Record extracts:
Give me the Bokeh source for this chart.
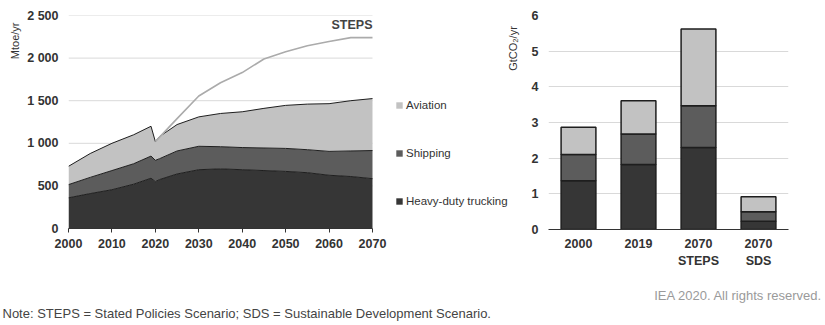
* * *
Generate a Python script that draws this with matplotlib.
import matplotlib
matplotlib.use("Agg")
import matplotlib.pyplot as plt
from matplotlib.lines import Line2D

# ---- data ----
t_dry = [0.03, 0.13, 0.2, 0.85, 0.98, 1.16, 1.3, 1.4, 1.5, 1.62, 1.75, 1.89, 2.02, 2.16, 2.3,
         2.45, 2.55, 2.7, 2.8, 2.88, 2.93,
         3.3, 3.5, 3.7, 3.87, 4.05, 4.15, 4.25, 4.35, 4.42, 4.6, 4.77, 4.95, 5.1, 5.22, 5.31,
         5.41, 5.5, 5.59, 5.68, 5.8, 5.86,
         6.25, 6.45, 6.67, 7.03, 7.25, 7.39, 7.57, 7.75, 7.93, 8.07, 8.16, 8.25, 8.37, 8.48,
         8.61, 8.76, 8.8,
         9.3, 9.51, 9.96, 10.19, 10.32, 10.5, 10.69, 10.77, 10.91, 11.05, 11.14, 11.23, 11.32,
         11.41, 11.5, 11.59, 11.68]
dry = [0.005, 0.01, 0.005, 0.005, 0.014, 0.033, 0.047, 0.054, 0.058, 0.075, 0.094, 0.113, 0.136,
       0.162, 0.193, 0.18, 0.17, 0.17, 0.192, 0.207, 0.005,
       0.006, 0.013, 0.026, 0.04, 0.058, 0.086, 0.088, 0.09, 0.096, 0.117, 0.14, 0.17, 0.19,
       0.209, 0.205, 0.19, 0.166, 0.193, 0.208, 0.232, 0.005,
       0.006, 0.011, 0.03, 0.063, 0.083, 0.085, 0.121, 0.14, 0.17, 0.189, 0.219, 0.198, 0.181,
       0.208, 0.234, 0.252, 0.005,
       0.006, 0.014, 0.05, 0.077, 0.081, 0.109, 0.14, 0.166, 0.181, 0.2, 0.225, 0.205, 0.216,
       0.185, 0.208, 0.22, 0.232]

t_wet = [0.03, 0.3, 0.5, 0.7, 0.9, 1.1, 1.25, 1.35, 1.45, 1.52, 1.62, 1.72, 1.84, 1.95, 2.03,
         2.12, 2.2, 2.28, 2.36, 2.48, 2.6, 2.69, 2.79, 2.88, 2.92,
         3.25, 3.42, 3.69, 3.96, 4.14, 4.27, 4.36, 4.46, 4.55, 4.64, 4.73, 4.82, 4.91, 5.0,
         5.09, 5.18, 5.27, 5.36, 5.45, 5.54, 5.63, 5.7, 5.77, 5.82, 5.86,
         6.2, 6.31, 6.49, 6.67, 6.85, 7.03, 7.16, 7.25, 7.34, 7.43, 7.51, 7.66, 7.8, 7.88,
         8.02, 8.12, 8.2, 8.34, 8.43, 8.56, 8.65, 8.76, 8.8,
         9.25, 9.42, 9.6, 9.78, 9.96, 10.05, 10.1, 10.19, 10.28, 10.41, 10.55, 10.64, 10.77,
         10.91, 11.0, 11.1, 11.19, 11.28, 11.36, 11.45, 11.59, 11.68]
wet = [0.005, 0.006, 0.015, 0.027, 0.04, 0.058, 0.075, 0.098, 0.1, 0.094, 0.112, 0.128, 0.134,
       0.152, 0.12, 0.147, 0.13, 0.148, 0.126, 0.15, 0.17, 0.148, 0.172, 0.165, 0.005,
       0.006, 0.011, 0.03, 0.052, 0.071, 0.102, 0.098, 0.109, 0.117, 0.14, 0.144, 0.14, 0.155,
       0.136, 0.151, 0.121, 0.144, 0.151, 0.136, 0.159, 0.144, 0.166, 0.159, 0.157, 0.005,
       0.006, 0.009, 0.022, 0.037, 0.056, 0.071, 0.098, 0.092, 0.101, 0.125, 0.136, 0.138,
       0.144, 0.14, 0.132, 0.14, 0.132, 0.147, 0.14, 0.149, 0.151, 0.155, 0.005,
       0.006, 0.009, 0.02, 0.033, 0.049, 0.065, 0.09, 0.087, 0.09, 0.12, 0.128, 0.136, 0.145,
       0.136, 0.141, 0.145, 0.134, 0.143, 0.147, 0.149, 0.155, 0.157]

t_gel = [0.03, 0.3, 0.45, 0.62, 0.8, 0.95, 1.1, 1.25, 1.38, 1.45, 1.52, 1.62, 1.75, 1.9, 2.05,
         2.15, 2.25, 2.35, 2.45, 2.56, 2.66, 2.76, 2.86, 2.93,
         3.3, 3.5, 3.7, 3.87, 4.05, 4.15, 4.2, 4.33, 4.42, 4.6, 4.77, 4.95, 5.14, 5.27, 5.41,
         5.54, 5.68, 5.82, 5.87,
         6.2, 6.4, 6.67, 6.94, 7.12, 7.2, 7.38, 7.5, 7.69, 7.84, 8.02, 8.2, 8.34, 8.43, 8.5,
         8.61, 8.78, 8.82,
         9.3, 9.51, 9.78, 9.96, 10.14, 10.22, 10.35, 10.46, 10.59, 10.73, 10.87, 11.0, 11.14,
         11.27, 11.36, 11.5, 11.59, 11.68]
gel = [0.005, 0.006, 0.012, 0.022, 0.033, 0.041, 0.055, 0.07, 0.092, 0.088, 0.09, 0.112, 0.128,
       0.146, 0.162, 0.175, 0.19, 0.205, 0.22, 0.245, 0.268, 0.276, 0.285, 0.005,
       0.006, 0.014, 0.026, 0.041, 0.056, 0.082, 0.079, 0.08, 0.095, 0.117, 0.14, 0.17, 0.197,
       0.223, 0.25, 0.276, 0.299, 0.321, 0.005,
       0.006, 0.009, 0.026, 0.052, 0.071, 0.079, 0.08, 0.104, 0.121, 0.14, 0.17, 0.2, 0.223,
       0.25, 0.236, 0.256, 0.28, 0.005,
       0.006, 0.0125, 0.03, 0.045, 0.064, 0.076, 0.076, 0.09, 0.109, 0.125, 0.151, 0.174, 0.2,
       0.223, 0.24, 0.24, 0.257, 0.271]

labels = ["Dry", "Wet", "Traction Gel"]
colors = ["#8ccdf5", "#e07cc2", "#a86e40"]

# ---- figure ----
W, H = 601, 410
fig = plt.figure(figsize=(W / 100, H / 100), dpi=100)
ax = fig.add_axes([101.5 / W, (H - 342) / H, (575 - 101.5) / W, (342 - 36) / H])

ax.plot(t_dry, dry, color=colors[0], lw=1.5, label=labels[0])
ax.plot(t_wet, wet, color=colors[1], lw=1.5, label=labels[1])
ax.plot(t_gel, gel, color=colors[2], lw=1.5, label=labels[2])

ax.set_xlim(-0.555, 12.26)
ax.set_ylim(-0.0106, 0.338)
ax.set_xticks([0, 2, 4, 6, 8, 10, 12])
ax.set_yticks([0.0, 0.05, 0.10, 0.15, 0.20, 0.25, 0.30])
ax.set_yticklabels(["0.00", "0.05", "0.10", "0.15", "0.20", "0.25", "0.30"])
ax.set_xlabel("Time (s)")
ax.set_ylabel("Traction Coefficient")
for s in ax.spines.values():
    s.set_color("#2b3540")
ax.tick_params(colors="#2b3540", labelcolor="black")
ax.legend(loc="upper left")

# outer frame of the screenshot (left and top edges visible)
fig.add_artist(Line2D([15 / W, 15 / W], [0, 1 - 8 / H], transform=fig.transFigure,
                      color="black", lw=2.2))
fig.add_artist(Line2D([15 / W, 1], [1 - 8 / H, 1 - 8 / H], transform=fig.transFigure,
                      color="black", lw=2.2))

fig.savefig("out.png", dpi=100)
---
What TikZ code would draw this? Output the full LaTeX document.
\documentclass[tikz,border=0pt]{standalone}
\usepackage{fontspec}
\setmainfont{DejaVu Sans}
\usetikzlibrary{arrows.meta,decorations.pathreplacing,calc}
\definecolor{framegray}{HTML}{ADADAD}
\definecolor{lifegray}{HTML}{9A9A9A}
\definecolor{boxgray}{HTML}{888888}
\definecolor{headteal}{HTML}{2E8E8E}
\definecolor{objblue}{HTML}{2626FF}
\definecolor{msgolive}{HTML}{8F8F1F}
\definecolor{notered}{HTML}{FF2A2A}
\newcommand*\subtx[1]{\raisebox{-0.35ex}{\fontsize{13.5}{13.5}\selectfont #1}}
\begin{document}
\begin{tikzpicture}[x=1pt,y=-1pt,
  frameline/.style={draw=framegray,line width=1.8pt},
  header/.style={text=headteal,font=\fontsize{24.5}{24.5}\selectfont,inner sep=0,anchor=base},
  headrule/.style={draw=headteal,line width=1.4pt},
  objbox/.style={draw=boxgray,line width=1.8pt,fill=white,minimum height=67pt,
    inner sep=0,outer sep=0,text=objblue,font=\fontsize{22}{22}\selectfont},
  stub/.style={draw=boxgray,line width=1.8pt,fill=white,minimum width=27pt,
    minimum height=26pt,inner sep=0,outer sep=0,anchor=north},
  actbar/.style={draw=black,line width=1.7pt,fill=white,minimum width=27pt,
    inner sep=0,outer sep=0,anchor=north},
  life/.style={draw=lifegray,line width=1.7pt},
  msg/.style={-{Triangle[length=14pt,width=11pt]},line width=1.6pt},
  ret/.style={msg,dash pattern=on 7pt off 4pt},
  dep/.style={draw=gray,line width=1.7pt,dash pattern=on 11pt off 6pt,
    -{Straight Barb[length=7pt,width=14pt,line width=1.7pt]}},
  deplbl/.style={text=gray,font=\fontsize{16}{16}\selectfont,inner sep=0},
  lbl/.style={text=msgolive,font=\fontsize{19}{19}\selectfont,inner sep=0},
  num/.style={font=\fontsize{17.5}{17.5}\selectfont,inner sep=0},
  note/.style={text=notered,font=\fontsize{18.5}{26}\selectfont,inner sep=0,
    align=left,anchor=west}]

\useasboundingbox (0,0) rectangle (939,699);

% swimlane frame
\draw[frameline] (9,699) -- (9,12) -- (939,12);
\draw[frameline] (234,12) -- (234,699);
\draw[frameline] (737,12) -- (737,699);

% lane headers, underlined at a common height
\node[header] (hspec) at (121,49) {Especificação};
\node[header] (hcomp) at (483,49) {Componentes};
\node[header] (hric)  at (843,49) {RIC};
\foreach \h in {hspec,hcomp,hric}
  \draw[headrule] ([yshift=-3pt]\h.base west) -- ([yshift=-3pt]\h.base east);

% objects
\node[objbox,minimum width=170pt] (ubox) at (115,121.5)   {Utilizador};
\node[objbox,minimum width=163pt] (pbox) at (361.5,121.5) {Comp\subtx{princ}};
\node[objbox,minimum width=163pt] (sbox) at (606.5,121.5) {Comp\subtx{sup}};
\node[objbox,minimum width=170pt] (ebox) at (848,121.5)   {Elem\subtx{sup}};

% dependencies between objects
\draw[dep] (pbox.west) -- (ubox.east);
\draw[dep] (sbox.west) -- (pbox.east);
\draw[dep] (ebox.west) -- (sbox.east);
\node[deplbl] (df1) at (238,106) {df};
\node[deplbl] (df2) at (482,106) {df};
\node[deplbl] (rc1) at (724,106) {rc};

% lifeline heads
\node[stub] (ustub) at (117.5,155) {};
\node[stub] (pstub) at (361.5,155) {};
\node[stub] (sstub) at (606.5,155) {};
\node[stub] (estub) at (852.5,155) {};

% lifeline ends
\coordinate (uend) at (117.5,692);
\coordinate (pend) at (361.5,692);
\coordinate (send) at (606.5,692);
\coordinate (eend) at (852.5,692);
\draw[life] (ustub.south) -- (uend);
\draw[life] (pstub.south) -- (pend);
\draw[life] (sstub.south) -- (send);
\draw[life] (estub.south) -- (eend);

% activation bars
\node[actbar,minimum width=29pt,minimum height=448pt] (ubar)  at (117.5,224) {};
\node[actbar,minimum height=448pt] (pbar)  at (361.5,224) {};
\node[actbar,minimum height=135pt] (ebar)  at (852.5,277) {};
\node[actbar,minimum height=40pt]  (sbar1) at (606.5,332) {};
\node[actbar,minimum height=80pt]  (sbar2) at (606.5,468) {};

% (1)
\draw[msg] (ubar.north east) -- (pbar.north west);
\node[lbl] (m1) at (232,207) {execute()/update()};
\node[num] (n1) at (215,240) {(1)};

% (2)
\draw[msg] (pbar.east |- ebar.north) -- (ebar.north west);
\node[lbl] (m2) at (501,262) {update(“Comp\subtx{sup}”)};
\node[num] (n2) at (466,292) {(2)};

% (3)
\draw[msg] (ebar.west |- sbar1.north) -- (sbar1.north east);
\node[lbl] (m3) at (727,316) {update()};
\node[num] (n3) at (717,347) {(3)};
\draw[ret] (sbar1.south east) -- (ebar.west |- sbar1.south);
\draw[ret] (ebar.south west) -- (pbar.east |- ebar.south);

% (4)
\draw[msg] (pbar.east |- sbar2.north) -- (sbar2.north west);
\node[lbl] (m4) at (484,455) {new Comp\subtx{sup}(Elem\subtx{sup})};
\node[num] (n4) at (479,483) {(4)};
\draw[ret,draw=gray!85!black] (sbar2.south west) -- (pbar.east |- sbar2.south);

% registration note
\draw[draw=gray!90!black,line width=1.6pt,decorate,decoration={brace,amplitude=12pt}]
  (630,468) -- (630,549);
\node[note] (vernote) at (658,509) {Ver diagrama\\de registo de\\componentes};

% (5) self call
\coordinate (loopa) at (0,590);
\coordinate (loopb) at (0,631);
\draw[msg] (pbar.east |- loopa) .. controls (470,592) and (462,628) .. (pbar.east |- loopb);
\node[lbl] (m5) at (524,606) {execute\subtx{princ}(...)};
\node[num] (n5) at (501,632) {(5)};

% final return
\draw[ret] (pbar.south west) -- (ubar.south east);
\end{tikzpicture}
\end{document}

What you should do: Nothing but the lines from the one with "Generate a Python" to the one with "from matplotlib.lines import Line2D" should be echoed, both of them included, exactly as written.

Result:
Generate a Python script that draws this with matplotlib.
import matplotlib
matplotlib.use("Agg")
import matplotlib.pyplot as plt
from matplotlib.lines import Line2D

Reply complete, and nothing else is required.